The US Has Paused Importing Mexican Avocados For This Shocking Reason

Did you host or attend a Super Bowl viewing party yesterday? If so, it's likely that you snacked on chips and dip, chicken wings, pizza, or nachos — the top four game day foods, according to a 2020 YouGov poll. And if you did indulge in nachos, chances are they were piled with guacamole; that smooth, creamy avocado mash we all love. According to Bleacher Report, the Super Bowl is a big day for avocados, when about 26 million of the pale green fruits are consumed in the form of guac.

If you dipped a chip into some guacamole yesterday, we hope you enjoyed every last bite, because you might not get to sink your teeth into another avocado for some time. According to the Associated Press (AP), the U.S. has suspended the import of all Mexican avocados — a surprising, and sobering, turn of events for taco lovers. Why deprive U.S. eaters of their beloved avocados? The reason might surprise you.

A US health official was threatened with violence

The largest avocado growing nation in the world, Mexico sends some 80% of its avocado export to its northern neighbor, the United States, according to the U.S. Department of Agriculture (USDA). A lucrative trade that was worth about $2.8 billion USD in 2020, according to Statista, the avocado industry has unfortunately fallen prey to drug cartel territory skirmishes. As reported today by the AP, in the western Mexican state of Michoacán, the largest source of U.S.-exported avocados, growers are systematically extorted by the cartels in pursuit of a portion of the farmers' earnings.

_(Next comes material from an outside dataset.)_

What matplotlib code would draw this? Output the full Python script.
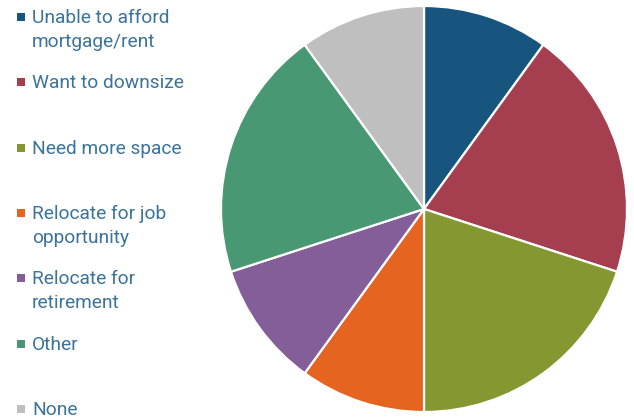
import matplotlib
matplotlib.use("Agg")
import matplotlib.pyplot as plt

labels = [
    "Unable to afford\nmortgage/rent",
    "Want to downsize",
    "Need more space",
    "Relocate for job\nopportunity",
    "Relocate for\nretirement",
    "Other",
    "None",
]
shares = [10, 20, 20, 10, 10, 20, 10]
colors = ["#17557f", "#a53e4e", "#859731", "#e46420", "#835e98", "#489873", "#bfbfbf"]

W, H = 634, 417
fig = plt.figure(figsize=(W / 100, H / 100), dpi=100)
fig.patch.set_facecolor("white")

cx, cy, r = 424, 209, 203
ax = fig.add_axes([(cx - r) / W, (H - cy - r) / H, 2 * r / W, 2 * r / H])
ax.pie(shares, colors=colors, startangle=90, counterclock=False,
       wedgeprops=dict(edgecolor="white", linewidth=1.6))
ax.set_xlim(-1, 1)
ax.set_ylim(-1, 1)
ax.set_aspect("equal")
ax.axis("off")

text_color = "#3a739b"
y0, step = 17, 65.3
for i, (lab, col) in enumerate(zip(labels, colors)):
    y = y0 + i * step
    fig.patches.append(plt.Rectangle((17 / W, 1 - (y + 4) / H), 8 / W, 8 / H,
                                     transform=fig.transFigure, facecolor=col,
                                     edgecolor="none"))
    fig.text(32 / W, 1 - (y - 8) / H, lab, color=text_color, fontsize=13.8,
             family="Roboto", va="top", ha="left", linespacing=1.42)

fig.savefig("out.png", dpi=100)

Now, it seems that violence is intensifying: according to the AP, a U.S. plant safety inspector working in Uruapan, Michoacán recently received a threat, which led to an immediate (though temporary) suspension of all avocado imports to the U.S.

"We are working with the Mexican government to guarantee security conditions that would allow our personnel in Michoacán to resume operations," the U.S. Embassy wrote on its social media pages (via AP). 

Mexico's avocado industry has been plagued by violence for years. According to a 2019 report in the Los Angeles Times, various cartels jostling for acreage in Michoacán have shown up, armed, to seize protected woodlands and plant their own illegal avocado orchards, as well as take over existing plantations in order to then profit from the fruit sales. As lighthearted as many guacamole-centered celebrations are, the industry behind the beloved snack continues to grow more dangerous.